* Start Extracted data *

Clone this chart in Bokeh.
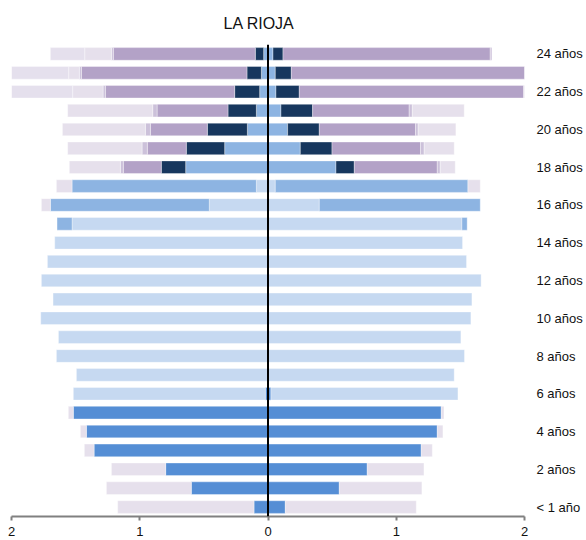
import numpy as np
from bokeh.plotting import figure
from bokeh.models import ColumnDataSource, Span, FixedTicker, Range1d
from bokeh.embed import file_html
from bokeh.resources import INLINE

# Age rows: 0 (< 1 año) ... 24 años
edad = list(range(25))
etiquetas_edad = {0: "< 1 año", 2: "2 años", 4: "4 años", 6: "6 años", 8: "8 años",
                  10: "10 años", 12: "12 años", 14: "14 años", 16: "16 años",
                  18: "18 años", 20: "20 años", 22: "22 años", 24: "24 años"}
ticks_x = [-2, -1, 0, 1, 2]
etiquetas_x = {-2: "2", -1: "1", 0: "0", 1: "1", 2: "2"}

# Left side (stacked from the centre outwards), % of population
infantil_izq = [0.109, 0.598, 0.798, 1.356, 1.416, 1.518, 0.021] + [0] * 18
primaria_izq = [0] * 6 + [1.497, 1.494, 1.650, 1.634, 1.772, 1.676, 1.767, 1.720, 1.663, 1.528, 0.458, 0.091] + [0] * 7
eso_izq = [0] * 15 + [0.117, 1.239, 1.437, 0.642, 0.338, 0.161, 0.091, 0.065, 0.052, 0.034]
bach_izq = [0] * 18 + [0.190, 0.299, 0.312, 0.221, 0.195, 0.112, 0.065]
univ_izq = [0] * 18 + [0.296, 0.304, 0.444, 0.553, 1.008, 1.291, 1.107]
otros_izq = [0] * 18 + [0.023, 0.041, 0.039, 0.034, 0.018, 0.016, 0.015]
noest_izq = [1.063, 0.662, 0.423, 0.076, 0.047, 0.039] + [0] * 10 + [0.070, 0.122, 0.398, 0.580, 0.647, 0.663, 0.237, 0.083, 0.208]
noest2_izq = [0] * 22 + [0.497, 0.466, 0.268]

# Right side
infantil_der = [0.135, 0.556, 0.774, 1.195, 1.320, 1.351, 0.023] + [0] * 18
primaria_der = [0] * 6 + [1.458, 1.452, 1.532, 1.504, 1.582, 1.590, 1.662, 1.548, 1.517, 1.512, 0.400, 0.057] + [0] * 7
eso_der = [0] * 15 + [0.041, 1.255, 1.502, 0.530, 0.252, 0.153, 0.101, 0.062, 0.057, 0.039]
bach_der = [0] * 18 + [0.143, 0.247, 0.247, 0.247, 0.182, 0.125, 0.078]
univ_der = [0] * 18 + [0.647, 0.690, 0.750, 0.753, 1.748, 1.848, 1.616]
otros_der = [0] * 18 + [0.023, 0.029, 0.021, 0.024, 0.030, 0.020, 0.013]
noest_der = [1.021, 0.644, 0.442, 0.086, 0.044, 0.021] + [0] * 11 + [0.096, 0.117, 0.234, 0.294, 0.405, 0, 0, 0]
noest2_der = [0] * 25

colores = ["#558ed5", "#c6d9f1", "#8db4e2", "#17375e", "#b3a2c7", "#ccc1da", "#e6e0ec", "#e5e0ed"]

izquierda = [infantil_izq, primaria_izq, eso_izq, bach_izq, univ_izq, otros_izq, noest_izq, noest2_izq]
derecha = [infantil_der, primaria_der, eso_der, bach_der, univ_der, otros_der, noest_der, noest2_der]

ys, lefts, rights, cols = [], [], [], []
for signo, series in ((-1, izquierda), (1, derecha)):
    acum = np.zeros(len(edad))
    for vals, color in zip(series, colores):
        v = np.array(vals, dtype=float)
        fin = acum + v
        for i in range(len(edad)):
            if v[i] > 0:
                a, b = signo * acum[i], signo * fin[i]
                ys.append(edad[i])
                lefts.append(min(a, b))
                rights.append(max(a, b))
                cols.append(color)
        acum = fin

src = ColumnDataSource(dict(y=ys, left=lefts, right=rights, color=cols))

p = figure(frame_width=513, frame_height=472, output_backend="svg", toolbar_location=None,
           x_range=Range1d(-2, 2), y_range=Range1d(-0.5, 24.5),
           y_axis_location="right",
           min_border_left=11, min_border_right=62, min_border_top=44, min_border_bottom=24)

p.hbar(y="y", left="left", right="right", height=0.67, fill_color="color",
       line_color="white", line_alpha=0.45, line_width=0.8, source=src)

p.add_layout(Span(location=0, dimension="height", line_color="black", line_width=2))

p.title.text = "LA RIOJA"
p.title.align = "left"
p.title.offset = 212
p.title.text_font = "Liberation Sans"
p.title.text_font_size = "16px"
p.title.text_font_style = "normal"
p.title.text_color = "#111111"
p.title.standoff = 25

p.xgrid.visible = False
p.ygrid.visible = False
p.outline_line_color = None

xa = p.xaxis[0]
xa.ticker = FixedTicker(ticks=ticks_x)
xa.major_label_overrides = etiquetas_x
xa.axis_line_color = "#808080"
xa.axis_line_width = 2
xa.major_tick_line_color = "#808080"
xa.major_tick_line_width = 2
xa.major_tick_in = 0
xa.major_tick_out = 4
xa.minor_tick_line_color = None
xa.major_label_standoff = 6
xa.major_label_text_font = "Liberation Sans"
xa.major_label_text_font_size = "13px"
xa.major_label_text_color = "#111111"

ya = p.yaxis[0]
ya.ticker = FixedTicker(ticks=sorted(etiquetas_edad.keys()))
ya.major_label_overrides = etiquetas_edad
ya.axis_line_color = None
ya.major_tick_line_color = None
ya.minor_tick_line_color = None
ya.major_tick_in = 0
ya.major_tick_out = 0
ya.major_label_standoff = 12
ya.major_label_text_font = "Liberation Sans"
ya.major_label_text_font_size = "13px"
ya.major_label_text_color = "#111111"

open("out.html", "w").write(file_html(p, INLINE))
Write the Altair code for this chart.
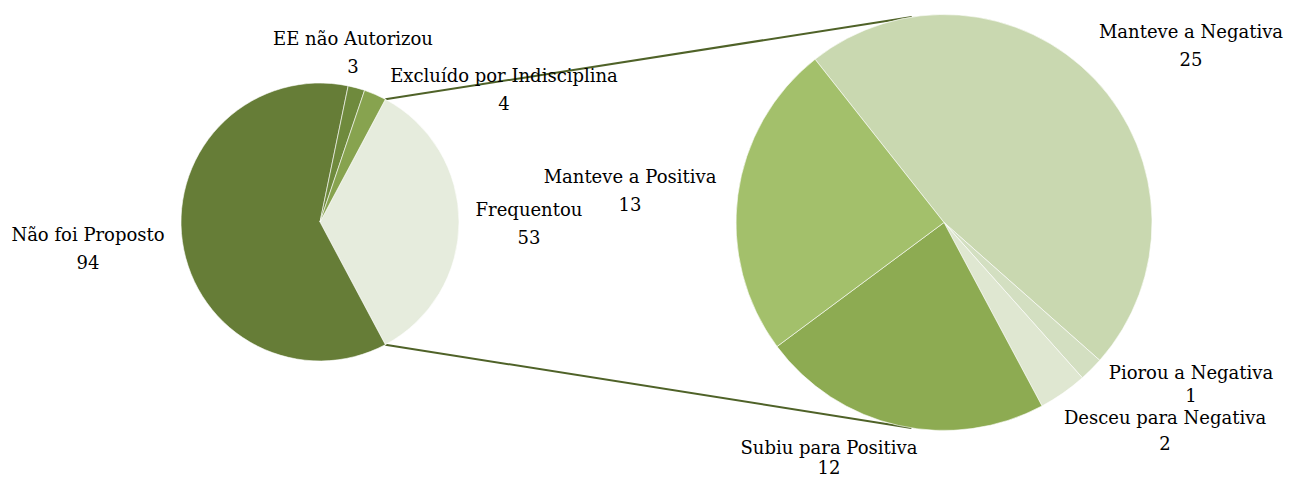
import math
import altair as alt
import pandas as pd

# ---- data ----
main_labels = ["Frequentou", "Não foi Proposto", "EE não Autorizou", "Excluído por Indisciplina"]
main_values = [53, 94, 3, 4]
main_colors = ["#e6ecdd", "#667d37", "#6f8a3d", "#87a34f"]

sub_labels = ["Manteve a Negativa", "Piorou a Negativa", "Desceu para Negativa",
              "Subiu para Positiva", "Manteve a Positiva"]
sub_values = [25, 1, 2, 12, 13]
sub_colors = ["#c9d8b0", "#d3dfc1", "#dfe7d1", "#8dab52", "#a3c06b"]

# ---- layout (chart pixel coordinates) ----
W, H = 1277, 469
L_CX, L_CY, L_R = 312, 214, 139
R_CX, R_CY, R_R = 936, 214.5, 208

# label centres: (name x, name y, value y)
main_label_pos = [(521, 203, 231), (80, 228, 256), (345, 32, 60), (496, 69, 97)]
sub_label_pos = [(1183, 25, 53), (1183, 366, 389), (1157, 411, 437),
                 (821, 441, 461), (622, 170, 198)]

tau = 2 * math.pi
main_total = sum(main_values)
main_span = main_values[0] / main_total * tau
main_start = math.pi / 2 - main_span / 2          # "Frequentou" centred on the right
sub_start = math.radians(321.7)


def pt(cx, cy, r, ang):
    return cx + r * math.sin(ang), cy - r * math.cos(ang)


# connector lines from split slice edges to top/bottom of secondary pie
p1 = pt(L_CX, L_CY, L_R, main_start)
p2 = pt(L_CX, L_CY, L_R, main_start + main_span)
q1 = pt(R_CX, R_CY, R_R, math.radians(-8.9))
q2 = pt(R_CX, R_CY, R_R, math.radians(189.0))
lines = pd.DataFrame({
    "x": [p1[0], p2[0]], "y": [p1[1], p2[1]],
    "x2": [q1[0], q2[0]], "y2": [q1[1], q2[1]],
})

main_df = pd.DataFrame({"label": main_labels, "value": main_values,
                        "color": main_colors, "order": list(range(len(main_labels)))})
sub_df = pd.DataFrame({"label": sub_labels, "value": sub_values,
                       "color": sub_colors, "order": list(range(len(sub_labels)))})

rows = []
for lab, val, (x, y, vy) in zip(main_labels + sub_labels, main_values + sub_values,
                                main_label_pos + sub_label_pos):
    rows.append({"x": x, "y": y, "text": lab})
    rows.append({"x": x, "y": vy, "text": str(val)})
labels_df = pd.DataFrame(rows)

main_pie = alt.Chart(main_df).mark_arc(outerRadius=L_R, stroke="white", strokeWidth=0.6).encode(
    theta=alt.Theta("value:Q", stack=True,
                    scale=alt.Scale(range=[main_start, main_start + tau])),
    order=alt.Order("order:Q"),
    color=alt.Color("color:N", scale=None),
    x=alt.value(L_CX), y=alt.value(L_CY),
)

sub_pie = alt.Chart(sub_df).mark_arc(outerRadius=R_R, stroke="white", strokeWidth=0.6).encode(
    theta=alt.Theta("value:Q", stack=True,
                    scale=alt.Scale(range=[sub_start, sub_start + tau])),
    order=alt.Order("order:Q"),
    color=alt.Color("color:N", scale=None),
    x=alt.value(R_CX), y=alt.value(R_CY),
)

connectors = alt.Chart(lines).mark_rule(color="#4f6228", strokeWidth=2).encode(
    x=alt.X("x:Q", scale=None, axis=None),
    y=alt.Y("y:Q", scale=None, axis=None),
    x2="x2:Q", y2="y2:Q",
)

texts = alt.Chart(labels_df).mark_text(
    font="DejaVu Serif", fontSize=18, color="#000000", align="center", baseline="middle"
).encode(
    x=alt.X("x:Q", scale=None, axis=None),
    y=alt.Y("y:Q", scale=None, axis=None),
    text="text:N",
)

chart = alt.layer(connectors, main_pie, sub_pie, texts).resolve_scale(
    theta="independent"
).properties(
    width=W, height=H, padding=0,
    autosize=alt.AutoSizeParams(type="none"),
).configure_view(stroke=None)

chart.save("out.html", embed_options={"renderer": "svg", "actions": False})
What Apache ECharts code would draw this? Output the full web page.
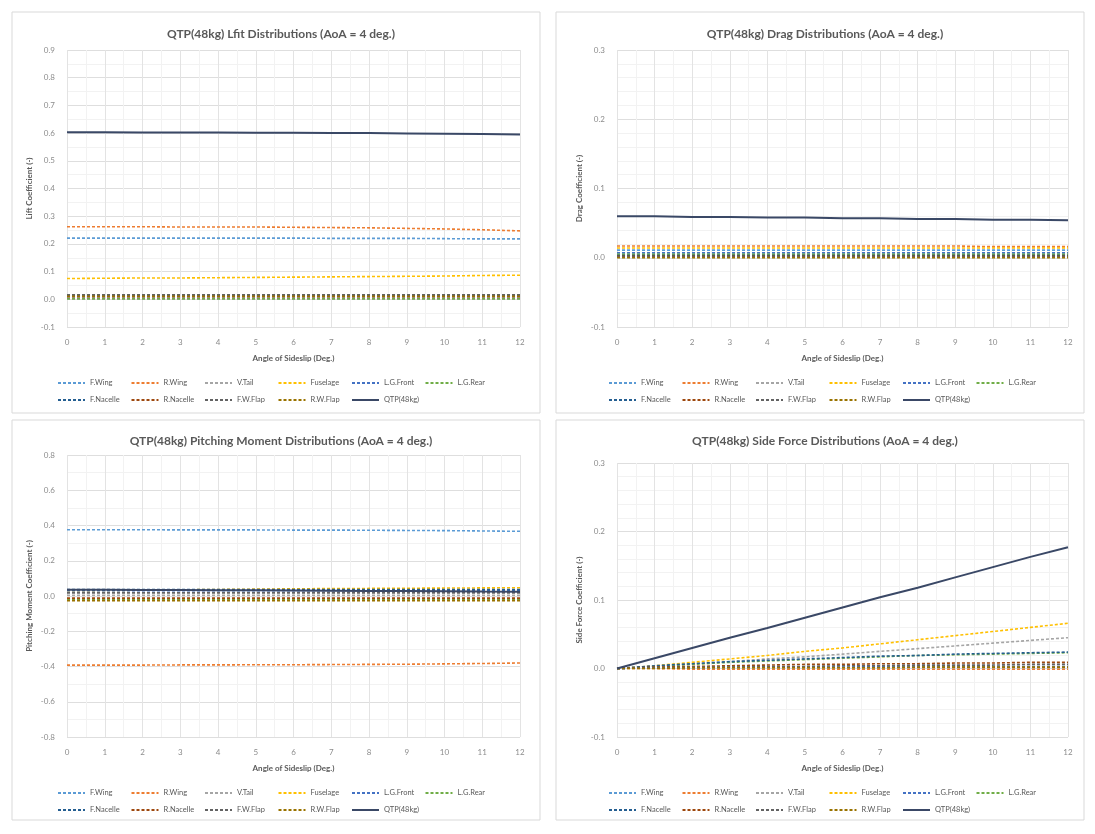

* End Extracted data *

Exercise instructions: Make an exact copy of the lines from the one that contains "Write the Altair code for this chart." through the one that contains "R_CX, R_CY, R_R = 936, 214.5, 208", both included, and no other lines. Pictures are skipped.

Response to this exercise:
Write the Altair code for this chart.
import math
import altair as alt
import pandas as pd

# ---- data ----
main_labels = ["Frequentou", "Não foi Proposto", "EE não Autorizou", "Excluído por Indisciplina"]
main_values = [53, 94, 3, 4]
main_colors = ["#e6ecdd", "#667d37", "#6f8a3d", "#87a34f"]

sub_labels = ["Manteve a Negativa", "Piorou a Negativa", "Desceu para Negativa",
              "Subiu para Positiva", "Manteve a Positiva"]
sub_values = [25, 1, 2, 12, 13]
sub_colors = ["#c9d8b0", "#d3dfc1", "#dfe7d1", "#8dab52", "#a3c06b"]

# ---- layout (chart pixel coordinates) ----
W, H = 1277, 469
L_CX, L_CY, L_R = 312, 214, 139
R_CX, R_CY, R_R = 936, 214.5, 208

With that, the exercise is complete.